Begin at the first line of the data and copy each line through the one containing "(-0.29,-1.36),(-0.29,-1.55)]", that line included, with no pictures.
══ Stored data ══
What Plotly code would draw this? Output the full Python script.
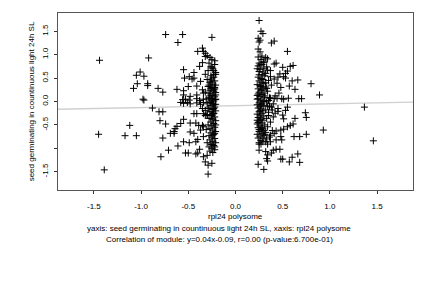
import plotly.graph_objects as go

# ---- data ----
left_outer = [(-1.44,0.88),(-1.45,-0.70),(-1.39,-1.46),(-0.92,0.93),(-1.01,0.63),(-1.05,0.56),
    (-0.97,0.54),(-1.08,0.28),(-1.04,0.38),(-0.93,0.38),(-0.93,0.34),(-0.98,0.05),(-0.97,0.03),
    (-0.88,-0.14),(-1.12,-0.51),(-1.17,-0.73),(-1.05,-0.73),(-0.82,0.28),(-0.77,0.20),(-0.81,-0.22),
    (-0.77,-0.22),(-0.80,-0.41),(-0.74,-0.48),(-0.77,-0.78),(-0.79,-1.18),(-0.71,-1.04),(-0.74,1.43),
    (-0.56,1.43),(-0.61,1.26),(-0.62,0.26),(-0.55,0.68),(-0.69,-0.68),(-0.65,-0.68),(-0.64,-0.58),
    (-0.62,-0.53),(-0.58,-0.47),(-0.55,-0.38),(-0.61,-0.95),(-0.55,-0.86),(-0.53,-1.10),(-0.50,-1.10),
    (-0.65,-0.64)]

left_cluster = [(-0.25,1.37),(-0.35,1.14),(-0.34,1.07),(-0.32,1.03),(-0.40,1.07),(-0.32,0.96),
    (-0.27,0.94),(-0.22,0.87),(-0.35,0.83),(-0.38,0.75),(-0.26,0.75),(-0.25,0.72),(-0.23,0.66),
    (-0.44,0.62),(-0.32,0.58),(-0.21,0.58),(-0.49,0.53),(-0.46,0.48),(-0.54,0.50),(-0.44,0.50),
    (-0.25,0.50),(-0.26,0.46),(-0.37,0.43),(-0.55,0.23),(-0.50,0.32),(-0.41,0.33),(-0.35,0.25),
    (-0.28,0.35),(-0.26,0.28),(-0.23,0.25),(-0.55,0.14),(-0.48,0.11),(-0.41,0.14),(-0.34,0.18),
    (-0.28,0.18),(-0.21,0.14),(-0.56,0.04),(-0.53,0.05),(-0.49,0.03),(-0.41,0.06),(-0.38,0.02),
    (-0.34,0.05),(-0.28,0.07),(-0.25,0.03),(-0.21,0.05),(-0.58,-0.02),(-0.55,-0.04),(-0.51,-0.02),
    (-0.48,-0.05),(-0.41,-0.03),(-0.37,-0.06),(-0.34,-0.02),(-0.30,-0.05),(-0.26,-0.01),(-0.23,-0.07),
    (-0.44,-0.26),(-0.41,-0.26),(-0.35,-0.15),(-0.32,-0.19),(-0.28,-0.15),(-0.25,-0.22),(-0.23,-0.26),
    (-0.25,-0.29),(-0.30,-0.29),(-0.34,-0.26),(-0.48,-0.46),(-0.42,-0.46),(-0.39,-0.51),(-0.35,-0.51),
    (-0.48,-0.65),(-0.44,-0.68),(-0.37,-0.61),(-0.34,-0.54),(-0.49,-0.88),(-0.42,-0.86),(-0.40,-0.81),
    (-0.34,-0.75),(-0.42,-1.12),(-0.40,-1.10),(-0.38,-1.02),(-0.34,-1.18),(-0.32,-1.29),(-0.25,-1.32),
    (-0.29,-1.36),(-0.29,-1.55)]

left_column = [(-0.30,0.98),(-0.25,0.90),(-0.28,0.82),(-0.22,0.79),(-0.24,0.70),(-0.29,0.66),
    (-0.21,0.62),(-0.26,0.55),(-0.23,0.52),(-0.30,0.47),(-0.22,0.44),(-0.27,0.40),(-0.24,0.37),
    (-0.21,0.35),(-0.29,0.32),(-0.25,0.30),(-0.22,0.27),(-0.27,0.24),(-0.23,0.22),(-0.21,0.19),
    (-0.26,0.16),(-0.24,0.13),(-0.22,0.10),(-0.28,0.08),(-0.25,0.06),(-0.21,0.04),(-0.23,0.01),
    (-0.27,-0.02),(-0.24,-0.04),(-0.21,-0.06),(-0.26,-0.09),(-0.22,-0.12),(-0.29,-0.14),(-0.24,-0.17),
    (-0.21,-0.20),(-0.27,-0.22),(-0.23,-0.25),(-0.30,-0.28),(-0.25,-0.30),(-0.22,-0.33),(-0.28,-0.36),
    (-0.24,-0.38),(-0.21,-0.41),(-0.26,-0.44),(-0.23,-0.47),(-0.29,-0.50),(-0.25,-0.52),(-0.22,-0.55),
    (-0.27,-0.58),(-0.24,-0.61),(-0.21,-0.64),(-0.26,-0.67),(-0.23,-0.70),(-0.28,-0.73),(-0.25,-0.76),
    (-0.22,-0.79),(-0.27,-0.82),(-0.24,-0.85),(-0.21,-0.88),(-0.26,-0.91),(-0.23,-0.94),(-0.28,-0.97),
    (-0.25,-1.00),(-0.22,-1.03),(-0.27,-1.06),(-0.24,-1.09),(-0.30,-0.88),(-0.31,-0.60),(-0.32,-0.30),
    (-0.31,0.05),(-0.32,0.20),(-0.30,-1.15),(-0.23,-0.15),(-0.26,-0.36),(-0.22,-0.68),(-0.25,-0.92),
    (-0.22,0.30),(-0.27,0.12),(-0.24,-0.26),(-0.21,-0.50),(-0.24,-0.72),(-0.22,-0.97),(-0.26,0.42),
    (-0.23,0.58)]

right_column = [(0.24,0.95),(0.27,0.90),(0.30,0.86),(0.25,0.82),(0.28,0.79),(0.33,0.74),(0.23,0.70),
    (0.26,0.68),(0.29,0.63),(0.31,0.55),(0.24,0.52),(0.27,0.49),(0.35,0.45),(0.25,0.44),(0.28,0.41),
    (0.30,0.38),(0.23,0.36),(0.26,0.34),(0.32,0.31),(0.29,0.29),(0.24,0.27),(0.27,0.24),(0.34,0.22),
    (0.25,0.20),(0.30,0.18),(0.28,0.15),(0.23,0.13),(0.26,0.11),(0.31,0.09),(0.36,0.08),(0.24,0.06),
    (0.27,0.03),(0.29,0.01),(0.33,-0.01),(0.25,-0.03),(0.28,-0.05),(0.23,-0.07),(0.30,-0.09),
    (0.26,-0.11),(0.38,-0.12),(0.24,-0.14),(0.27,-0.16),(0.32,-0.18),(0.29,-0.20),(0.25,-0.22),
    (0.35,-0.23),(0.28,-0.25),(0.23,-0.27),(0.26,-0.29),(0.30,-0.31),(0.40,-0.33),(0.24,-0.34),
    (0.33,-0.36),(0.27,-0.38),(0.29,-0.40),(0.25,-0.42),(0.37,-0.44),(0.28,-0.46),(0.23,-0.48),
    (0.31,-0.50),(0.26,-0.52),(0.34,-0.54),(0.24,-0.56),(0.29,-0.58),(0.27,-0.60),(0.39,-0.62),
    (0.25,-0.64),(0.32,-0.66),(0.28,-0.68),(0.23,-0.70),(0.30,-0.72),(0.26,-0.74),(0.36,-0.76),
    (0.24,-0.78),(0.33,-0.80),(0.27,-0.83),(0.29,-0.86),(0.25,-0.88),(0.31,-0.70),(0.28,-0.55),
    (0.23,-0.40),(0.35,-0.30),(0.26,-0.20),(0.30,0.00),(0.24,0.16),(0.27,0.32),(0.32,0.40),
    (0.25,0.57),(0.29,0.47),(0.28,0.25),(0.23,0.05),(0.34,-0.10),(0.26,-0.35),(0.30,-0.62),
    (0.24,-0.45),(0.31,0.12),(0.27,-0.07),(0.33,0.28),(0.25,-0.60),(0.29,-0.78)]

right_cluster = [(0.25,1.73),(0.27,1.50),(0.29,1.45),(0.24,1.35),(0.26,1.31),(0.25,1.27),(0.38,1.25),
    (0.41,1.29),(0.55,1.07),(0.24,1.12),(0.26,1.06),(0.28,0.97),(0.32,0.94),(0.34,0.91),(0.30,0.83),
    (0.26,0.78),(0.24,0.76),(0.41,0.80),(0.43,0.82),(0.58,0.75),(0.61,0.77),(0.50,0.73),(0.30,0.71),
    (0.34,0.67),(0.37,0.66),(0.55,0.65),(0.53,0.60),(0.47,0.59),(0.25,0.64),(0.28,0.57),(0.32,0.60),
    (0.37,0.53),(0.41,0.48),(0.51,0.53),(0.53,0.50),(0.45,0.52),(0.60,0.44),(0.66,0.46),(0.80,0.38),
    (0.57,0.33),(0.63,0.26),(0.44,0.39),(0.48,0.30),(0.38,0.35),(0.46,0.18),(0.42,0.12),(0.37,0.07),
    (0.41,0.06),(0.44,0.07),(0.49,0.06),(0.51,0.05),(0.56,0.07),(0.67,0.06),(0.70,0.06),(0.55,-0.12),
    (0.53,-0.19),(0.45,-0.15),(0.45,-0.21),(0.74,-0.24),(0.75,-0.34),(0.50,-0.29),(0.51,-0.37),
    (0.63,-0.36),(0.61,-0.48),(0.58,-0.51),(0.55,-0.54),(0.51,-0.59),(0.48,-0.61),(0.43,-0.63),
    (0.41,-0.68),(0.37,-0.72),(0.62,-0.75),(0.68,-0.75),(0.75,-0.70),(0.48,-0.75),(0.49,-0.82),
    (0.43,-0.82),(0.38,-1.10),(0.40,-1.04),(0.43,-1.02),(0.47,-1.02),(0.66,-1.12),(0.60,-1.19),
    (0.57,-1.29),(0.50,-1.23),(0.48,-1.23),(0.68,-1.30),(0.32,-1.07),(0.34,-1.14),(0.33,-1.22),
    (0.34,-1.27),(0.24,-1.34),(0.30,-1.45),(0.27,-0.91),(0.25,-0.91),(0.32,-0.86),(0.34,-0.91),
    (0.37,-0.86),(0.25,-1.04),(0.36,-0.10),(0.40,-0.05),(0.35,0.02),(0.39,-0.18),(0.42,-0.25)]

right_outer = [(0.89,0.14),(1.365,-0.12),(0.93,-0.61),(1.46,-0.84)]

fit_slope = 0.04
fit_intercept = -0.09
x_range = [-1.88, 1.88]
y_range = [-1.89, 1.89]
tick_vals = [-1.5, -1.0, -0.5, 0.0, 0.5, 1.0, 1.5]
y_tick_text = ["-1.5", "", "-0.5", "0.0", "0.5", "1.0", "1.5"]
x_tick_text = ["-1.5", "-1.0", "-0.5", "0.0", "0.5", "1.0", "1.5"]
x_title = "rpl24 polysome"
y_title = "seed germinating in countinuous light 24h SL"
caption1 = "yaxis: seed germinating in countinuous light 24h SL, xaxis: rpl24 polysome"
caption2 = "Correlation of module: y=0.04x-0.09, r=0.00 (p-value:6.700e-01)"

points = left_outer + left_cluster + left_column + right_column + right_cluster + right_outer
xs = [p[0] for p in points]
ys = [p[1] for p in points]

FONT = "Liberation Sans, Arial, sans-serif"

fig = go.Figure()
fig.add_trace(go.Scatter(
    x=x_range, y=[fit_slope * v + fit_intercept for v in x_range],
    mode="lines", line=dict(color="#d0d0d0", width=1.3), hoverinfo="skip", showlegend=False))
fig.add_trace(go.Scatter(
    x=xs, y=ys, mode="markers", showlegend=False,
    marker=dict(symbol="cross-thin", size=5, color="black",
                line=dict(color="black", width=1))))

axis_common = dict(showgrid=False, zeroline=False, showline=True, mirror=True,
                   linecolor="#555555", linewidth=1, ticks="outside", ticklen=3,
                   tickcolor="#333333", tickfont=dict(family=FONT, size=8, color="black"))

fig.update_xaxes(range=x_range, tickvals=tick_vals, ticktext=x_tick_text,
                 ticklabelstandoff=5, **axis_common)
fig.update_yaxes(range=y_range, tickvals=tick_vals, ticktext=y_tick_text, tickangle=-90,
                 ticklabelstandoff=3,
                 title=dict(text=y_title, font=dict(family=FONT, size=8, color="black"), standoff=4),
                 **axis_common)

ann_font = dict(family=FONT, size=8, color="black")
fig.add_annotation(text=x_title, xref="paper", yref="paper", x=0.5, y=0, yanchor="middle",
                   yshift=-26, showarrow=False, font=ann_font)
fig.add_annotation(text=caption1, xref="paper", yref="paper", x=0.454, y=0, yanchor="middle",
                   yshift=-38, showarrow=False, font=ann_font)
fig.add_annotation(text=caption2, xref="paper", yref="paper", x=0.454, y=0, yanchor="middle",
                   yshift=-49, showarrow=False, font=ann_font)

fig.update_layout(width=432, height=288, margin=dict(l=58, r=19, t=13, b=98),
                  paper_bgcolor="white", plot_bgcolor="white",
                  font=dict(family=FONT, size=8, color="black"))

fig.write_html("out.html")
═══
_Exercise output_
What Plotly code would draw this? Output the full Python script.
import plotly.graph_objects as go

# ---- data ----
left_outer = [(-1.44,0.88),(-1.45,-0.70),(-1.39,-1.46),(-0.92,0.93),(-1.01,0.63),(-1.05,0.56),
    (-0.97,0.54),(-1.08,0.28),(-1.04,0.38),(-0.93,0.38),(-0.93,0.34),(-0.98,0.05),(-0.97,0.03),
    (-0.88,-0.14),(-1.12,-0.51),(-1.17,-0.73),(-1.05,-0.73),(-0.82,0.28),(-0.77,0.20),(-0.81,-0.22),
    (-0.77,-0.22),(-0.80,-0.41),(-0.74,-0.48),(-0.77,-0.78),(-0.79,-1.18),(-0.71,-1.04),(-0.74,1.43),
    (-0.56,1.43),(-0.61,1.26),(-0.62,0.26),(-0.55,0.68),(-0.69,-0.68),(-0.65,-0.68),(-0.64,-0.58),
    (-0.62,-0.53),(-0.58,-0.47),(-0.55,-0.38),(-0.61,-0.95),(-0.55,-0.86),(-0.53,-1.10),(-0.50,-1.10),
    (-0.65,-0.64)]

left_cluster = [(-0.25,1.37),(-0.35,1.14),(-0.34,1.07),(-0.32,1.03),(-0.40,1.07),(-0.32,0.96),
    (-0.27,0.94),(-0.22,0.87),(-0.35,0.83),(-0.38,0.75),(-0.26,0.75),(-0.25,0.72),(-0.23,0.66),
    (-0.44,0.62),(-0.32,0.58),(-0.21,0.58),(-0.49,0.53),(-0.46,0.48),(-0.54,0.50),(-0.44,0.50),
    (-0.25,0.50),(-0.26,0.46),(-0.37,0.43),(-0.55,0.23),(-0.50,0.32),(-0.41,0.33),(-0.35,0.25),
    (-0.28,0.35),(-0.26,0.28),(-0.23,0.25),(-0.55,0.14),(-0.48,0.11),(-0.41,0.14),(-0.34,0.18),
    (-0.28,0.18),(-0.21,0.14),(-0.56,0.04),(-0.53,0.05),(-0.49,0.03),(-0.41,0.06),(-0.38,0.02),
    (-0.34,0.05),(-0.28,0.07),(-0.25,0.03),(-0.21,0.05),(-0.58,-0.02),(-0.55,-0.04),(-0.51,-0.02),
    (-0.48,-0.05),(-0.41,-0.03),(-0.37,-0.06),(-0.34,-0.02),(-0.30,-0.05),(-0.26,-0.01),(-0.23,-0.07),
    (-0.44,-0.26),(-0.41,-0.26),(-0.35,-0.15),(-0.32,-0.19),(-0.28,-0.15),(-0.25,-0.22),(-0.23,-0.26),
    (-0.25,-0.29),(-0.30,-0.29),(-0.34,-0.26),(-0.48,-0.46),(-0.42,-0.46),(-0.39,-0.51),(-0.35,-0.51),
    (-0.48,-0.65),(-0.44,-0.68),(-0.37,-0.61),(-0.34,-0.54),(-0.49,-0.88),(-0.42,-0.86),(-0.40,-0.81),
    (-0.34,-0.75),(-0.42,-1.12),(-0.40,-1.10),(-0.38,-1.02),(-0.34,-1.18),(-0.32,-1.29),(-0.25,-1.32),
    (-0.29,-1.36),(-0.29,-1.55)]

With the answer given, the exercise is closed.